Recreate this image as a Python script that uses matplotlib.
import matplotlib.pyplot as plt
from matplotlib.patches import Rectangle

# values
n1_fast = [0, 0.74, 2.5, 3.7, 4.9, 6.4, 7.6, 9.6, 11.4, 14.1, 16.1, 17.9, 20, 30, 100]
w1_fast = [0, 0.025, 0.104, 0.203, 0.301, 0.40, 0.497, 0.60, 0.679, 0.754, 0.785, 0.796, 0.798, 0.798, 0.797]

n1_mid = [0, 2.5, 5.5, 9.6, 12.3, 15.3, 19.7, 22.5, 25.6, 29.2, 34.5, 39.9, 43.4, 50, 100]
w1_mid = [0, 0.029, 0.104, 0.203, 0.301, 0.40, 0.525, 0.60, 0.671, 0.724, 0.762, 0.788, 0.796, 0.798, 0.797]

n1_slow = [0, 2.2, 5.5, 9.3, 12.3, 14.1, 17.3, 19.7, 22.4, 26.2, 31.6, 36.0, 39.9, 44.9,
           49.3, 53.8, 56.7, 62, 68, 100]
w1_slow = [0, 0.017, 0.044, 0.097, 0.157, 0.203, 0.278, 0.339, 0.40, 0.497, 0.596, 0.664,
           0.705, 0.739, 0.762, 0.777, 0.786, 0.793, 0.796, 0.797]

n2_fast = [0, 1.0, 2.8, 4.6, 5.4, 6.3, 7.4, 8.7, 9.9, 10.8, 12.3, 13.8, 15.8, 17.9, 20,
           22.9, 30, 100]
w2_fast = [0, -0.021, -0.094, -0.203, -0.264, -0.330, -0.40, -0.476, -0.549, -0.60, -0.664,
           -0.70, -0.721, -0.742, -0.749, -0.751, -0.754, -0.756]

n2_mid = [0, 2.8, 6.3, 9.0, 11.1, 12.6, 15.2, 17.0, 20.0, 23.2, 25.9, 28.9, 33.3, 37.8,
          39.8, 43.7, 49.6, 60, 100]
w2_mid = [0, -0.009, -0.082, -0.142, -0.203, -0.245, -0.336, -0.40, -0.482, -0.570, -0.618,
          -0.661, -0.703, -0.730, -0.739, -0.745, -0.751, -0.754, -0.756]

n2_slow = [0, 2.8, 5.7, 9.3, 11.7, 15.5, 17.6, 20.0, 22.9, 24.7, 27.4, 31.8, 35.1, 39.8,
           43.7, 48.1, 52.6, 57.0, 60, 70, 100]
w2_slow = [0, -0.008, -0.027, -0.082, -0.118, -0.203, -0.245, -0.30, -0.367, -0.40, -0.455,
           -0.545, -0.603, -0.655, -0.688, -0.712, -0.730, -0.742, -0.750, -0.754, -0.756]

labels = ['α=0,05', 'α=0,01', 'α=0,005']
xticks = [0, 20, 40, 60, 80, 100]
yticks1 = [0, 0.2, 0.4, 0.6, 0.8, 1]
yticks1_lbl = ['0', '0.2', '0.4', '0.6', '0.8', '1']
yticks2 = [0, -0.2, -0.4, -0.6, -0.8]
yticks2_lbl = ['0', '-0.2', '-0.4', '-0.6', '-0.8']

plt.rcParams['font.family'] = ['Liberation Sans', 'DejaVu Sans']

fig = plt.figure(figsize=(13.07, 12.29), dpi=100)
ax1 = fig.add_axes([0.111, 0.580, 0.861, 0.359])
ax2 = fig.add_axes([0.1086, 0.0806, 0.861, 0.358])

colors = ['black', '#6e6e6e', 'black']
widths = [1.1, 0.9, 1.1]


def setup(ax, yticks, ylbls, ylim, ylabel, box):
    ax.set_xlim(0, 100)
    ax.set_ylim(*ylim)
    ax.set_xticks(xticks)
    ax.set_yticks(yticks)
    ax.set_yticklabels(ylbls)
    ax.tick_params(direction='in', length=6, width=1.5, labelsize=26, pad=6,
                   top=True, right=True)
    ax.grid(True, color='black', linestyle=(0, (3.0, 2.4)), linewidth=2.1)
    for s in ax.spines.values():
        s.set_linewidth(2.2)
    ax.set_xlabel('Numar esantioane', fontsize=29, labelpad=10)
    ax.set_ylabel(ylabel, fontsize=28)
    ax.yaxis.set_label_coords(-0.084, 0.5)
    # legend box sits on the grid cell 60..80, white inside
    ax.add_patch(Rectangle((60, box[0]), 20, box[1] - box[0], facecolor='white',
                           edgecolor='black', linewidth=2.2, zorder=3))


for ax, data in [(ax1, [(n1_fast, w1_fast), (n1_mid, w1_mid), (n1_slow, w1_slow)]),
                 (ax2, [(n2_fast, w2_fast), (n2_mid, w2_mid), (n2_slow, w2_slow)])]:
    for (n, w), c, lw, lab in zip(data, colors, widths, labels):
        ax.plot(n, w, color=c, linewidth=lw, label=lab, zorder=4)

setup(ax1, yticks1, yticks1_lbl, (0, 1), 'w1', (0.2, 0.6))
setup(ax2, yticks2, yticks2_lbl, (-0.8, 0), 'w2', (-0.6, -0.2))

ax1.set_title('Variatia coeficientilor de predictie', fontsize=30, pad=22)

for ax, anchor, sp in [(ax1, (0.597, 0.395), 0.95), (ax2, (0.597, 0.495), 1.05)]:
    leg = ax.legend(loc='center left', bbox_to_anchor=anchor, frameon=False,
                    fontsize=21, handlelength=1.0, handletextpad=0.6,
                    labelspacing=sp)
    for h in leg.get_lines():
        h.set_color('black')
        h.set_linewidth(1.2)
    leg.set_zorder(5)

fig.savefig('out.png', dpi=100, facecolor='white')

----------

# EXERCISE BRIEF:
Repeat the whole listing exactly, keeping every line intact.

# RESPONSE TO THE EXERCISE:
Recreate this image as a Python script that uses matplotlib.
import matplotlib.pyplot as plt
from matplotlib.patches import Rectangle

# values
n1_fast = [0, 0.74, 2.5, 3.7, 4.9, 6.4, 7.6, 9.6, 11.4, 14.1, 16.1, 17.9, 20, 30, 100]
w1_fast = [0, 0.025, 0.104, 0.203, 0.301, 0.40, 0.497, 0.60, 0.679, 0.754, 0.785, 0.796, 0.798, 0.798, 0.797]

n1_mid = [0, 2.5, 5.5, 9.6, 12.3, 15.3, 19.7, 22.5, 25.6, 29.2, 34.5, 39.9, 43.4, 50, 100]
w1_mid = [0, 0.029, 0.104, 0.203, 0.301, 0.40, 0.525, 0.60, 0.671, 0.724, 0.762, 0.788, 0.796, 0.798, 0.797]

n1_slow = [0, 2.2, 5.5, 9.3, 12.3, 14.1, 17.3, 19.7, 22.4, 26.2, 31.6, 36.0, 39.9, 44.9,
           49.3, 53.8, 56.7, 62, 68, 100]
w1_slow = [0, 0.017, 0.044, 0.097, 0.157, 0.203, 0.278, 0.339, 0.40, 0.497, 0.596, 0.664,
           0.705, 0.739, 0.762, 0.777, 0.786, 0.793, 0.796, 0.797]

n2_fast = [0, 1.0, 2.8, 4.6, 5.4, 6.3, 7.4, 8.7, 9.9, 10.8, 12.3, 13.8, 15.8, 17.9, 20,
           22.9, 30, 100]
w2_fast = [0, -0.021, -0.094, -0.203, -0.264, -0.330, -0.40, -0.476, -0.549, -0.60, -0.664,
           -0.70, -0.721, -0.742, -0.749, -0.751, -0.754, -0.756]

n2_mid = [0, 2.8, 6.3, 9.0, 11.1, 12.6, 15.2, 17.0, 20.0, 23.2, 25.9, 28.9, 33.3, 37.8,
          39.8, 43.7, 49.6, 60, 100]
w2_mid = [0, -0.009, -0.082, -0.142, -0.203, -0.245, -0.336, -0.40, -0.482, -0.570, -0.618,
          -0.661, -0.703, -0.730, -0.739, -0.745, -0.751, -0.754, -0.756]

n2_slow = [0, 2.8, 5.7, 9.3, 11.7, 15.5, 17.6, 20.0, 22.9, 24.7, 27.4, 31.8, 35.1, 39.8,
           43.7, 48.1, 52.6, 57.0, 60, 70, 100]
w2_slow = [0, -0.008, -0.027, -0.082, -0.118, -0.203, -0.245, -0.30, -0.367, -0.40, -0.455,
           -0.545, -0.603, -0.655, -0.688, -0.712, -0.730, -0.742, -0.750, -0.754, -0.756]

labels = ['α=0,05', 'α=0,01', 'α=0,005']
xticks = [0, 20, 40, 60, 80, 100]
yticks1 = [0, 0.2, 0.4, 0.6, 0.8, 1]
yticks1_lbl = ['0', '0.2', '0.4', '0.6', '0.8', '1']
yticks2 = [0, -0.2, -0.4, -0.6, -0.8]
yticks2_lbl = ['0', '-0.2', '-0.4', '-0.6', '-0.8']

plt.rcParams['font.family'] = ['Liberation Sans', 'DejaVu Sans']

fig = plt.figure(figsize=(13.07, 12.29), dpi=100)
ax1 = fig.add_axes([0.111, 0.580, 0.861, 0.359])
ax2 = fig.add_axes([0.1086, 0.0806, 0.861, 0.358])

colors = ['black', '#6e6e6e', 'black']
widths = [1.1, 0.9, 1.1]


def setup(ax, yticks, ylbls, ylim, ylabel, box):
    ax.set_xlim(0, 100)
    ax.set_ylim(*ylim)
    ax.set_xticks(xticks)
    ax.set_yticks(yticks)
    ax.set_yticklabels(ylbls)
    ax.tick_params(direction='in', length=6, width=1.5, labelsize=26, pad=6,
                   top=True, right=True)
    ax.grid(True, color='black', linestyle=(0, (3.0, 2.4)), linewidth=2.1)
    for s in ax.spines.values():
        s.set_linewidth(2.2)
    ax.set_xlabel('Numar esantioane', fontsize=29, labelpad=10)
    ax.set_ylabel(ylabel, fontsize=28)
    ax.yaxis.set_label_coords(-0.084, 0.5)
    # legend box sits on the grid cell 60..80, white inside
    ax.add_patch(Rectangle((60, box[0]), 20, box[1] - box[0], facecolor='white',
                           edgecolor='black', linewidth=2.2, zorder=3))


for ax, data in [(ax1, [(n1_fast, w1_fast), (n1_mid, w1_mid), (n1_slow, w1_slow)]),
                 (ax2, [(n2_fast, w2_fast), (n2_mid, w2_mid), (n2_slow, w2_slow)])]:
    for (n, w), c, lw, lab in zip(data, colors, widths, labels):
        ax.plot(n, w, color=c, linewidth=lw, label=lab, zorder=4)

setup(ax1, yticks1, yticks1_lbl, (0, 1), 'w1', (0.2, 0.6))
setup(ax2, yticks2, yticks2_lbl, (-0.8, 0), 'w2', (-0.6, -0.2))

ax1.set_title('Variatia coeficientilor de predictie', fontsize=30, pad=22)

for ax, anchor, sp in [(ax1, (0.597, 0.395), 0.95), (ax2, (0.597, 0.495), 1.05)]:
    leg = ax.legend(loc='center left', bbox_to_anchor=anchor, frameon=False,
                    fontsize=21, handlelength=1.0, handletextpad=0.6,
                    labelspacing=sp)
    for h in leg.get_lines():
        h.set_color('black')
        h.set_linewidth(1.2)
    leg.set_zorder(5)

fig.savefig('out.png', dpi=100, facecolor='white')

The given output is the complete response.